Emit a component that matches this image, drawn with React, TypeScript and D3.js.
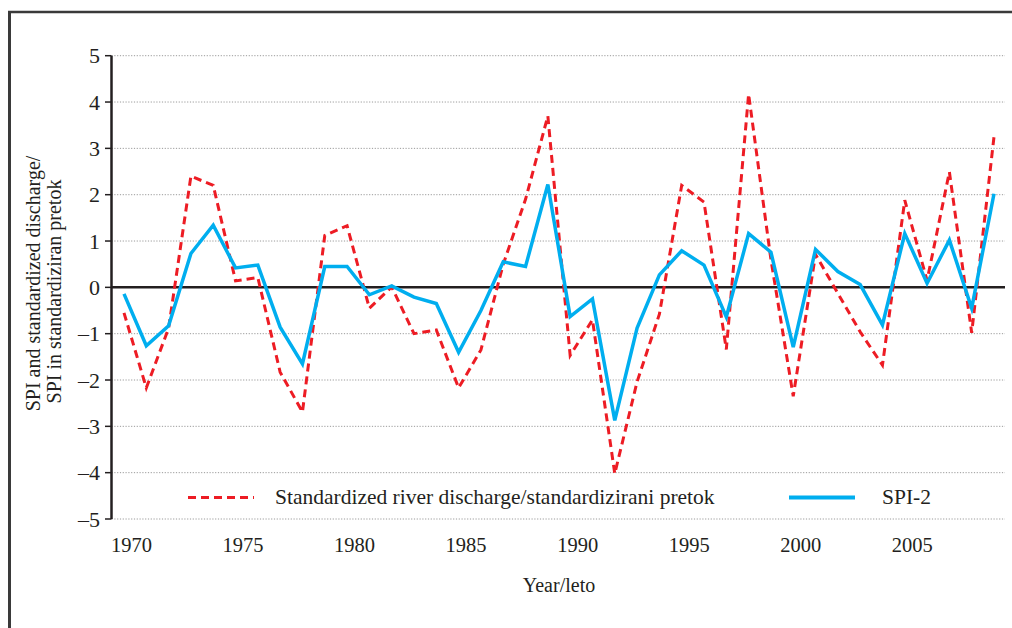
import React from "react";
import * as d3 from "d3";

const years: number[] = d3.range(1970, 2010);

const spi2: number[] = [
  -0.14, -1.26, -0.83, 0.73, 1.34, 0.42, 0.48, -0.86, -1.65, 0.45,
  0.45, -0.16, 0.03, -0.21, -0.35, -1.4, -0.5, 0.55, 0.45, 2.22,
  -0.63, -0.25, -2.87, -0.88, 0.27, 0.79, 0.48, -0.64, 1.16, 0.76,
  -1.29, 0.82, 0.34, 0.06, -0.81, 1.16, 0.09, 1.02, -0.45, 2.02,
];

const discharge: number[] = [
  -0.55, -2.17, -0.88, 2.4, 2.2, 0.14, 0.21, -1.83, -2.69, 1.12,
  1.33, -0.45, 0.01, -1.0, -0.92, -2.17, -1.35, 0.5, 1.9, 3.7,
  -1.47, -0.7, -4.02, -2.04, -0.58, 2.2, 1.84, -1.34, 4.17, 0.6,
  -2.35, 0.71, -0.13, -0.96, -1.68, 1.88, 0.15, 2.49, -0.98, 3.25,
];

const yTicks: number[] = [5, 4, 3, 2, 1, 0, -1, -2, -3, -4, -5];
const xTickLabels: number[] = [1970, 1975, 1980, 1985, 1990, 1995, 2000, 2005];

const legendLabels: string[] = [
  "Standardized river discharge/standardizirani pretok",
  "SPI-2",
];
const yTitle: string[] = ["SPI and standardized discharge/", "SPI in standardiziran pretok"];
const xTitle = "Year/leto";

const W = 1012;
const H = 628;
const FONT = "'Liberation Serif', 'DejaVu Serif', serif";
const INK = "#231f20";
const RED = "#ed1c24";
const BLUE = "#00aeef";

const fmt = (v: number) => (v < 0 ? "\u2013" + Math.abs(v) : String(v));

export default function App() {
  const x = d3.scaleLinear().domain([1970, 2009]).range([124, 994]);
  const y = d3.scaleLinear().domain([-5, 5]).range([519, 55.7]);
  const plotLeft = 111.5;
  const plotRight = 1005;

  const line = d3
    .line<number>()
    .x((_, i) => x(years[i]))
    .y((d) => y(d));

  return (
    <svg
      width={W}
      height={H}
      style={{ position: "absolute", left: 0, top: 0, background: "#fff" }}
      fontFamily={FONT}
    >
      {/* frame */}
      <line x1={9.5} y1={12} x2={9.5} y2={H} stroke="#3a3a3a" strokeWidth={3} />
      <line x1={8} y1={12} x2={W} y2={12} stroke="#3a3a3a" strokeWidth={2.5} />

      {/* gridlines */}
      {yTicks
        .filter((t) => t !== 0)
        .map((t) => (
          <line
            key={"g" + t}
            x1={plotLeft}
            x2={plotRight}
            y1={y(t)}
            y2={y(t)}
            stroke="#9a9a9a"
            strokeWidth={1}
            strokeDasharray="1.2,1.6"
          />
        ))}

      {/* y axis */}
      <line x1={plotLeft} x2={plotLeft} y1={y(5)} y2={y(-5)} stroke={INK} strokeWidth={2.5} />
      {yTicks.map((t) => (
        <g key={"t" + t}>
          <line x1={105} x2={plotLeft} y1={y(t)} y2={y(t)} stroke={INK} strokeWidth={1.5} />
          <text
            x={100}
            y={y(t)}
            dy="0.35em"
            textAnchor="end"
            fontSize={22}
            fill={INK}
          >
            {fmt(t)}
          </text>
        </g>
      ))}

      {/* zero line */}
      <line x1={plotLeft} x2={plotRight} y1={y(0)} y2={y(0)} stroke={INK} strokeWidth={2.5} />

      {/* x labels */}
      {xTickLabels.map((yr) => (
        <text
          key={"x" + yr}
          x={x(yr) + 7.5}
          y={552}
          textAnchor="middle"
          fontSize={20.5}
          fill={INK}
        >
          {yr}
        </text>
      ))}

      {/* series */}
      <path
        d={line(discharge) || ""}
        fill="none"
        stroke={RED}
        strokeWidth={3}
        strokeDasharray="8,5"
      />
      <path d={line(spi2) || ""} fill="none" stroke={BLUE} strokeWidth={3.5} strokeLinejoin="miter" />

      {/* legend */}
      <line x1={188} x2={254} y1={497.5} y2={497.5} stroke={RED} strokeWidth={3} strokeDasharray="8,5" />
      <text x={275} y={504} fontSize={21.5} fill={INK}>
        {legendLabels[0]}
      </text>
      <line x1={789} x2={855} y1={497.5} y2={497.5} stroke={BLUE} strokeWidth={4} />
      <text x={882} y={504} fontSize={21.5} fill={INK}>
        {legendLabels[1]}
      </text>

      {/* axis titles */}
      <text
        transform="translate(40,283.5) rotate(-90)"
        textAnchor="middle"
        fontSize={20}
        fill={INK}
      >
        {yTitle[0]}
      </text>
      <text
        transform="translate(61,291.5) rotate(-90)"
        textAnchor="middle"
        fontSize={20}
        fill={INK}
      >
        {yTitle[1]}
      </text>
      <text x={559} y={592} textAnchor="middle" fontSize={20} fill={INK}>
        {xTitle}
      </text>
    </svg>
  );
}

AIM:
With the pictures left out, transcribe the material exactly.

SOLUTION:
Emit a component that matches this image, drawn with React, TypeScript and D3.js.
import React from "react";
import * as d3 from "d3";

const years: number[] = d3.range(1970, 2010);

const spi2: number[] = [
  -0.14, -1.26, -0.83, 0.73, 1.34, 0.42, 0.48, -0.86, -1.65, 0.45,
  0.45, -0.16, 0.03, -0.21, -0.35, -1.4, -0.5, 0.55, 0.45, 2.22,
  -0.63, -0.25, -2.87, -0.88, 0.27, 0.79, 0.48, -0.64, 1.16, 0.76,
  -1.29, 0.82, 0.34, 0.06, -0.81, 1.16, 0.09, 1.02, -0.45, 2.02,
];

const discharge: number[] = [
  -0.55, -2.17, -0.88, 2.4, 2.2, 0.14, 0.21, -1.83, -2.69, 1.12,
  1.33, -0.45, 0.01, -1.0, -0.92, -2.17, -1.35, 0.5, 1.9, 3.7,
  -1.47, -0.7, -4.02, -2.04, -0.58, 2.2, 1.84, -1.34, 4.17, 0.6,
  -2.35, 0.71, -0.13, -0.96, -1.68, 1.88, 0.15, 2.49, -0.98, 3.25,
];

const yTicks: number[] = [5, 4, 3, 2, 1, 0, -1, -2, -3, -4, -5];
const xTickLabels: number[] = [1970, 1975, 1980, 1985, 1990, 1995, 2000, 2005];

const legendLabels: string[] = [
  "Standardized river discharge/standardizirani pretok",
  "SPI-2",
];
const yTitle: string[] = ["SPI and standardized discharge/", "SPI in standardiziran pretok"];
const xTitle = "Year/leto";

const W = 1012;
const H = 628;
const FONT = "'Liberation Serif', 'DejaVu Serif', serif";
const INK = "#231f20";
const RED = "#ed1c24";
const BLUE = "#00aeef";

const fmt = (v: number) => (v < 0 ? "\u2013" + Math.abs(v) : String(v));

export default function App() {
  const x = d3.scaleLinear().domain([1970, 2009]).range([124, 994]);
  const y = d3.scaleLinear().domain([-5, 5]).range([519, 55.7]);
  const plotLeft = 111.5;
  const plotRight = 1005;

  const line = d3
    .line<number>()
    .x((_, i) => x(years[i]))
    .y((d) => y(d));

  return (
    <svg
      width={W}
      height={H}
      style={{ position: "absolute", left: 0, top: 0, background: "#fff" }}
      fontFamily={FONT}
    >
      {/* frame */}
      <line x1={9.5} y1={12} x2={9.5} y2={H} stroke="#3a3a3a" strokeWidth={3} />
      <line x1={8} y1={12} x2={W} y2={12} stroke="#3a3a3a" strokeWidth={2.5} />

      {/* gridlines */}
      {yTicks
        .filter((t) => t !== 0)
        .map((t) => (
          <line
            key={"g" + t}
            x1={plotLeft}
            x2={plotRight}
            y1={y(t)}
            y2={y(t)}
            stroke="#9a9a9a"
            strokeWidth={1}
            strokeDasharray="1.2,1.6"
          />
        ))}

      {/* y axis */}
      <line x1={plotLeft} x2={plotLeft} y1={y(5)} y2={y(-5)} stroke={INK} strokeWidth={2.5} />
      {yTicks.map((t) => (
        <g key={"t" + t}>
          <line x1={105} x2={plotLeft} y1={y(t)} y2={y(t)} stroke={INK} strokeWidth={1.5} />
          <text
            x={100}
            y={y(t)}
            dy="0.35em"
            textAnchor="end"
            fontSize={22}
            fill={INK}
          >
            {fmt(t)}
          </text>
        </g>
      ))}

      {/* zero line */}
      <line x1={plotLeft} x2={plotRight} y1={y(0)} y2={y(0)} stroke={INK} strokeWidth={2.5} />

      {/* x labels */}
      {xTickLabels.map((yr) => (
        <text
          key={"x" + yr}
          x={x(yr) + 7.5}
          y={552}
          textAnchor="middle"
          fontSize={20.5}
          fill={INK}
        >
          {yr}
        </text>
      ))}

      {/* series */}
      <path
        d={line(discharge) || ""}
        fill="none"
        stroke={RED}
        strokeWidth={3}
        strokeDasharray="8,5"
      />
      <path d={line(spi2) || ""} fill="none" stroke={BLUE} strokeWidth={3.5} strokeLinejoin="miter" />

      {/* legend */}
      <line x1={188} x2={254} y1={497.5} y2={497.5} stroke={RED} strokeWidth={3} strokeDasharray="8,5" />
      <text x={275} y={504} fontSize={21.5} fill={INK}>
        {legendLabels[0]}
      </text>
      <line x1={789} x2={855} y1={497.5} y2={497.5} stroke={BLUE} strokeWidth={4} />
      <text x={882} y={504} fontSize={21.5} fill={INK}>
        {legendLabels[1]}
      </text>

      {/* axis titles */}
      <text
        transform="translate(40,283.5) rotate(-90)"
        textAnchor="middle"
        fontSize={20}
        fill={INK}
      >
        {yTitle[0]}
      </text>
      <text
        transform="translate(61,291.5) rotate(-90)"
        textAnchor="middle"
        fontSize={20}
        fill={INK}
      >
        {yTitle[1]}
      </text>
      <text x={559} y={592} textAnchor="middle" fontSize={20} fill={INK}>
        {xTitle}
      </text>
    </svg>
  );
}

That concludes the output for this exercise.